On Tue, May 04, 1999 at 04:47:53PM -0400, Brett Borger wrote:
> Example:  www.example.edu is running qmail on Linux.
> other.example.edu is running Novell w/Mercury.  
> 
> POP messages are sent to other.example.edu as they currently do.
> other.example.edu delivers any local messages, while sending any
> non-local messages to www.example.edu to be delivered.
> www.example.edu accepts any messages from other.example.edu and does
> the lookup/delivery to wherever.  (incoming messages from other hosts
> will go directly to other.example.edu)  At the same time, the web
> server on www.example.edu will send messages to wherever as well
> (using qmail), which it does now and which I have no desire to break.

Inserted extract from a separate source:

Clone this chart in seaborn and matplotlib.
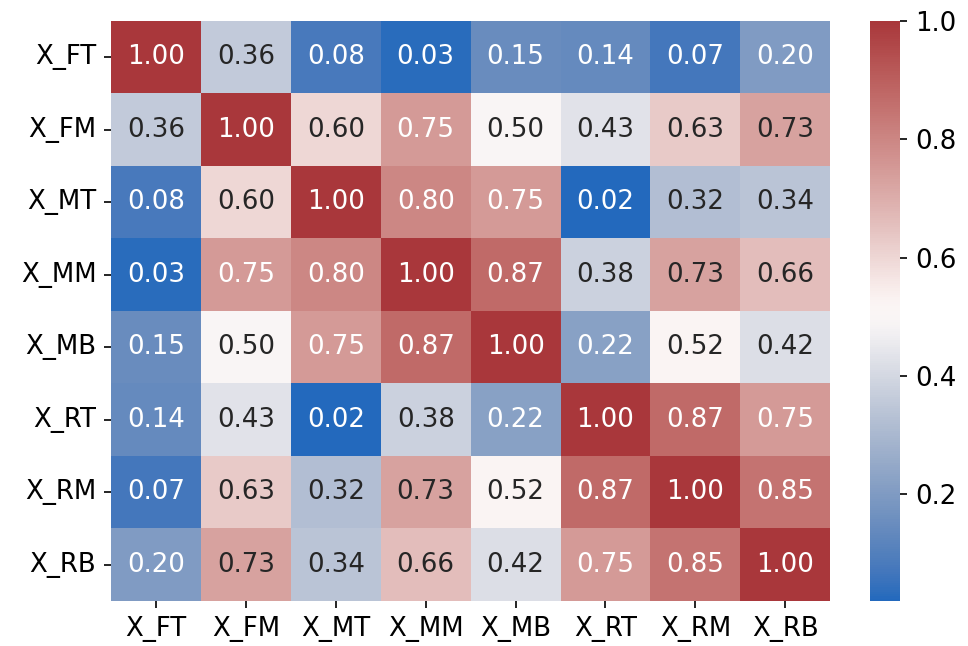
import numpy as np
import pandas as pd
import seaborn as sns
import matplotlib
matplotlib.use("Agg")
import matplotlib.pyplot as plt

labels = ["X_FT", "X_FM", "X_MT", "X_MM", "X_MB", "X_RT", "X_RM", "X_RB"]
row_FT = [1.00, 0.36, 0.08, 0.03, 0.15, 0.14, 0.07, 0.20]
row_FM = [0.36, 1.00, 0.60, 0.75, 0.50, 0.43, 0.63, 0.73]
row_MT = [0.08, 0.60, 1.00, 0.80, 0.75, 0.02, 0.32, 0.34]
row_MM = [0.03, 0.75, 0.80, 1.00, 0.87, 0.38, 0.73, 0.66]
row_MB = [0.15, 0.50, 0.75, 0.87, 1.00, 0.22, 0.52, 0.42]
row_RT = [0.14, 0.43, 0.02, 0.38, 0.22, 1.00, 0.87, 0.75]
row_RM = [0.07, 0.63, 0.32, 0.73, 0.52, 0.87, 1.00, 0.85]
row_RB = [0.20, 0.73, 0.34, 0.66, 0.42, 0.75, 0.85, 1.00]

df = pd.DataFrame([row_FT, row_FM, row_MT, row_MM, row_MB, row_RT, row_RM, row_RB],
                  index=labels, columns=labels)

fs = 12.5
fig = plt.figure(figsize=(968/150, 646/150), dpi=150)
ax = fig.add_axes([0.1147, 0.0697, 0.743, 0.898])
cax = fig.add_axes([0.899, 0.0697, 0.031, 0.898])
sns.heatmap(df, annot=True, fmt=".2f", cmap="vlag", ax=ax, cbar_ax=cax,
            annot_kws={"fontsize": fs})
ax.tick_params(labelsize=fs)
plt.setp(ax.get_yticklabels(), rotation=0)
plt.setp(ax.get_xticklabels(), rotation=0)
cax.tick_params(labelsize=fs)
fig.savefig("out.png", dpi=150)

Hope I did get this right.
I'd suggest:

On other.example.edu simply point to www.example.edu as you did with the
other host before.

On www.example.edu (running qmail) you'd have to

put into /var/qmail/rcpthosts
    .example.edu
or - alternatively - list all the hosts in example.edu that you receive
eMails for.

put into /var/qmail/smtproutes
    .example.edu:other.example.edu
or again - alternatively - list all the hosts in example.edu that you receive
eMails for on the left side of the ":".
This file overrides MX lookups and kinda defines a "hard route"

You probably already have had this and the problem is that
www.example.edu denies relaying from other.example.edu. To solve this
you have to manage that for connections from other.example.edu the
environment variable RELAYCLIENT is set for qmail-smtpd.
You can accomplish this by e.g. using tcpserver or tcp-env.
Have a look at FAQ 5.4 for examples.